Défense dans le monde - Institution militaire et démocratie en Amérique latine
L’évolution des rapports entre l’institution militaire et les pouvoirs civils en Amérique latine domine l’histoire du continent sud-américain depuis les guerres d’indépendance. À une période de militarisation généralisée, dans les décennies 60 et 70, a succédé, depuis une quinzaine d’années, un retour progressif à des régimes démocratiques dans l’ensemble des pays de la zone.
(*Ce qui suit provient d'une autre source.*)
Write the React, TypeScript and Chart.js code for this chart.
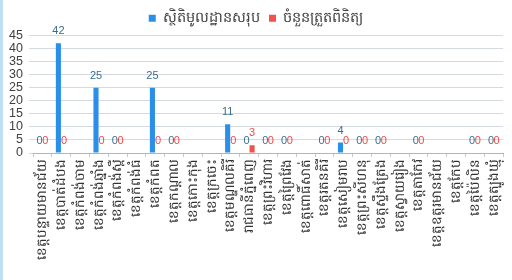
import React, { useEffect, useRef } from "react";
import { Chart, registerables } from "chart.js";

Chart.register(...registerables);

const categories = [
  "ខេត្តបន្ទាយមានជ័យ",
  "ខេត្តបាត់ដំបង",
  "ខេត្តកំពង់ចាម",
  "ខេត្តកំពង់ឆ្នាំង",
  "ខេត្តកំពង់ស្ពឺ",
  "ខេត្តកំពង់ធំ",
  "ខេត្តកំពត",
  "ខេត្តកណ្ដាល",
  "ខេត្តកោះកុង",
  "ខេត្តក្រចេះ",
  "ខេត្តមណ្ឌលគិរី",
  "រាជធានីភ្នំពេញ",
  "ខេត្តព្រះវិហារ",
  "ខេត្តព្រៃវែង",
  "ខេត្តពោធិ៍សាត់",
  "ខេត្តរតនគិរី",
  "ខេត្តសៀមរាប",
  "ខេត្តព្រះសីហនុ",
  "ខេត្តស្ទឹងត្រែង",
  "ខេត្តស្វាយរៀង",
  "ខេត្តតាកែវ",
  "ខេត្តឧត្ដរមានជ័យ",
  "ខេត្តកែប",
  "ខេត្តប៉ៃលិន",
  "ខេត្តត្បូងឃ្មុំ",
];

const seriesNames = ["ស្ថិតិមូលដ្ឋានសរុប", "ចំនួនត្រួតពិនិត្យ"];

const totalValues = [0, 42, null, 25, 0, null, 25, 0, null, null, 11, 0, 0, 0, null, 0, 4, 0, 0, null, 0, null, null, 0, 0];
const inspectedValues = [0, 0, null, 0, 0, null, 0, 0, null, null, 0, 3, 0, 0, null, 0, 0, 0, 0, null, 0, null, null, 0, 0];

const yTicks = [0, 5, 10, 15, 20, 25, 30, 35, 40, 45];

const labelColors = ["#3b6f8f", "#ee4a4a"];

const valueLabelPlugin = {
  id: "valueLabels",
  afterDatasetsDraw(chart: any) {
    const ctx = chart.ctx;
    ctx.save();
    ctx.font = "11px 'Liberation Sans', 'Open Sans', sans-serif";
    ctx.textAlign = "center";
    ctx.textBaseline = "middle";
    chart.data.datasets.forEach((ds: any, di: number) => {
      const meta = chart.getDatasetMeta(di);
      meta.data.forEach((el: any, i: number) => {
        const v = ds.data[i];
        if (v === null || v === undefined) return;
        ctx.fillStyle = labelColors[di];
        ctx.fillText(String(v), el.x, el.y - 12);
      });
    });
    ctx.restore();
  },
};

export default function App() {
  const ref = useRef<HTMLCanvasElement | null>(null);
  useEffect(() => {
    if (!ref.current) return;
    const chart = new Chart(ref.current, {
      type: "bar",
      data: {
        labels: categories,
        datasets: [
          {
            label: seriesNames[0],
            data: totalValues,
            backgroundColor: "#2a8fe8",
            borderWidth: 0,
            categoryPercentage: 0.6,
            barPercentage: 0.9,
          },
          {
            label: seriesNames[1],
            data: inspectedValues,
            backgroundColor: "#f2524c",
            borderWidth: 0,
            categoryPercentage: 0.6,
            barPercentage: 0.9,
          },
        ],
      },
      options: {
        animation: false,
        responsive: false,
        layout: { padding: { top: 2, right: 2, left: 2, bottom: 0 } },
        plugins: {
          legend: {
            position: "top",
            labels: {
              boxWidth: 7,
              boxHeight: 7,
              color: "#404040",
              padding: 9,
              font: { size: 14.5, family: "'Noto Sans', sans-serif" },
            },
          },
          tooltip: { enabled: false },
        },
        scales: {
          x: {
            ticks: {
              autoSkip: false,
              minRotation: 90,
              maxRotation: 90,
              color: "#333333",
              font: { size: 13.5, family: "'Noto Sans', sans-serif" },
              padding: 2,
            },
            grid: {
              drawOnChartArea: false,
              drawTicks: true,
              tickLength: 4,
              color: "#c4cbd8",
            },
            border: { color: "#aab6c8" },
            afterFit: (s: any) => {
              s.height = 127;
            },
          },
          y: {
            min: 0,
            max: 45,
            afterBuildTicks: (s: any) => {
              s.ticks = yTicks.map((v) => ({ value: v }));
            },
            ticks: {
              autoSkip: false,
              color: "#404040",
              font: { size: 12.5, family: "'Liberation Sans', sans-serif" },
              padding: 6,
            },
            grid: { color: "#d5d9e3", tickLength: 4 },
            border: { display: false },
            afterFit: (s: any) => {
              s.width = 31;
            },
          },
        },
      },
      plugins: [valueLabelPlugin],
    });
    return () => chart.destroy();
  }, []);
  return (
    <div style={{ position: "absolute", left: 0, top: 0, width: 512, height: 280, background: "#ffffff" }}>
      <div style={{ position: "absolute", left: 0, top: 0, width: 3, height: 280, background: "#bfe0f4" }} />
      <canvas ref={ref} width={512} height={280} style={{ position: "absolute", left: 0, top: 0 }} />
    </div>
  );
}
Cette étude propose une appréciation des rapports actuels forces armées-gouvernements civils en Amérique latine, qui doit certes être modulée pays par pays. Elle évoque le nouveau contexte régional (1), qui semble éloigner, sinon toute possibilité de coup d’État militaire isolé, du moins la perspective d’un retour généralisé du « pouvoir militaire » dans le continent.
La démocratisation de la décennie 80 et ses limites
Après l’expérience de différents modèles socio-économiques instaurés ou soutenus par les forces armées (coup d’État militaire « industrialisant » au Brésil en 1964 (2), « national-populiste » au Pérou en 1968, de « droite-nationaliste » au Chili en 1973 et en Argentine en 1976…), les nouvelles politiques mises en œuvre localement ont conduit à un retour aux normes démocratiques traditionnelles. Incapables, dans leur grande majorité, de résoudre les problèmes socio-économiques de leur pays, peu préoccupés du respect des droits de l’homme, les dictateurs ou les juntes militaires ont succombé à un double phénomène de rejet et d’usure. Ainsi, entre 1979 et 1990, quatorze États latino-américains ont opté pour le retour à une administration civile. Ce processus, comparable à une réaction en chaîne, constitue un phénomène difficile à analyser. Si un effet de cycle et d’entraînement a joué son rôle dans cette évolution, les éléments propres à chaque pays ont également été déterminants. On peut schématiquement distinguer trois catégories de situations qui ont conduit à une transition démocratique : l’aboutissement d’un processus de désengagement voulu et conduit par les militaires eux-mêmes (les exemples brésilien, péruvien et chilien illustrent ce premier type d’évolution) ; l’effondrement du régime militaire provoqué par des éléments divers (défaite militaire dans le cas de l’Argentine, intervention extérieure pour Panama, échec d’une tentative d’institutionnalisation du régime par un « référendum plébiscite » en Uruguay) ; l’arrivée au pouvoir, par le biais d’une « révolution de palais », d’officiers décidés à rétablir, du moins formellement, les institutions démocratiques (Guatemala, Salvador, Honduras, Paraguay).